ROME — The president of the Italian Society of Anti-infection Therapy (SITA) said Monday scattered new outbreaks of coronavirus in Italy present no real cause for concern.

Dr. Matteo Bassetti, who is also the director of Infectious Diseases at the San Martino Hospital in Genoa, said that all the signs are that the epidemic continues to decline in Italy and even where new positives occur, they represent a significantly lower viral load and in no way suggest a second wave of the virus.

“I believe that continuing to give the numbers of new positives without differentiating who they are and what they have or whether they are symptomatic or asymptomatic, how many new positives are after previous negativity, how many are hospitalized and how many are observed at home, how many are in ICU and how many in nursing homes is useless, except for making a great mess,” Dr.
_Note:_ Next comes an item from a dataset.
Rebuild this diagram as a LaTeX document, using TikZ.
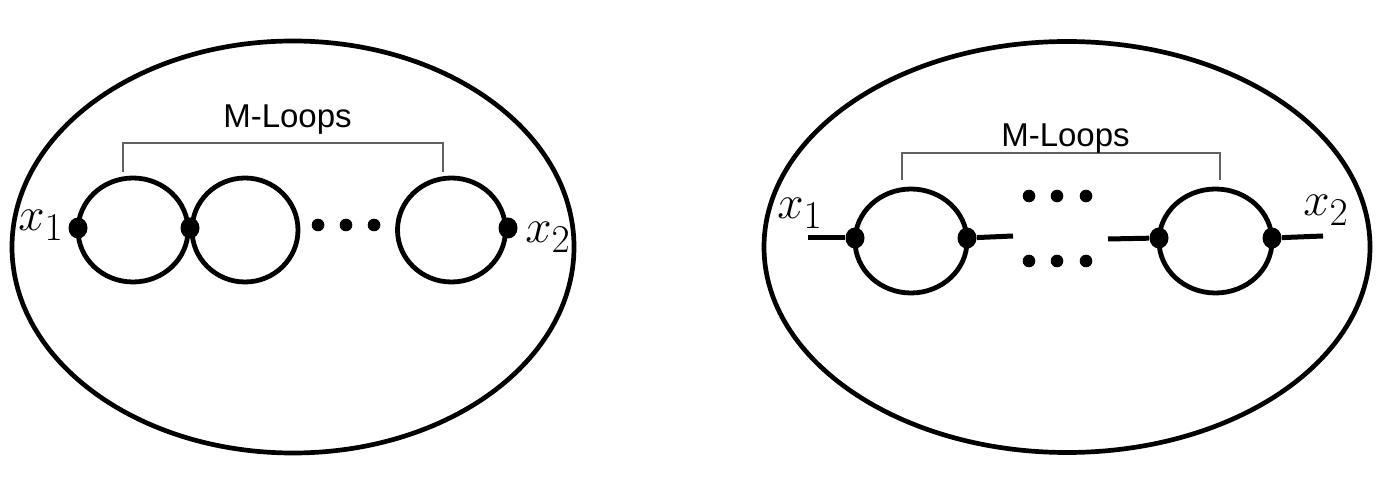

Bassetti said.

“This mess confuses people by alarming public opinion, which doesn’t seem to want to stop talking about the pandemic and the prophesied second or third waves,” he added.

“Do the new outbreaks give cause for concern? Are we witnessing a new wave of serious cases to handle in the hospital and in intensive care? Absolutely not,” he said.

Dr. Bassetti’s assessment of Italy’s situation mirrors an analysis on the U.S. situation published in the New York Post.

In that article, John Ziegler proposed that an obsessive focus on new cases rather than on how many patients wind up in ICU and what is happening to the death rate ignores the most relevant data and irresponsibly stirs up panic.

Significantly higher testing means that more cases are bound to emerge, but many of them will be far less serious than the highly symptomatic cases that brought New York to its knees in April.

Obviously the ‘new case’ data point “is both real and relevant but it is also now extremely misleading,” Ziegler states. “By incompetently using the same measure of what a ‘positive’ virus test meant in April, to what it now means in July, the news media is in the process of, quite effectively, sabotaging America’s recovery from this crisis.”

“While the development has gotten scandalously little news coverage, the daily numbers of deaths with/of Covid has been declining with remarkable consistency for well over two months now,” Ziegler notes.

In his own analysis, Dr. Bassetti has insisted that the viral load of current coronavirus cases in Italy is significantly lower than what doctors were seeing in March and April.

The once-potent coronavirus “has gone from being a tiger to a pussy cat,” Bassetti said in late June.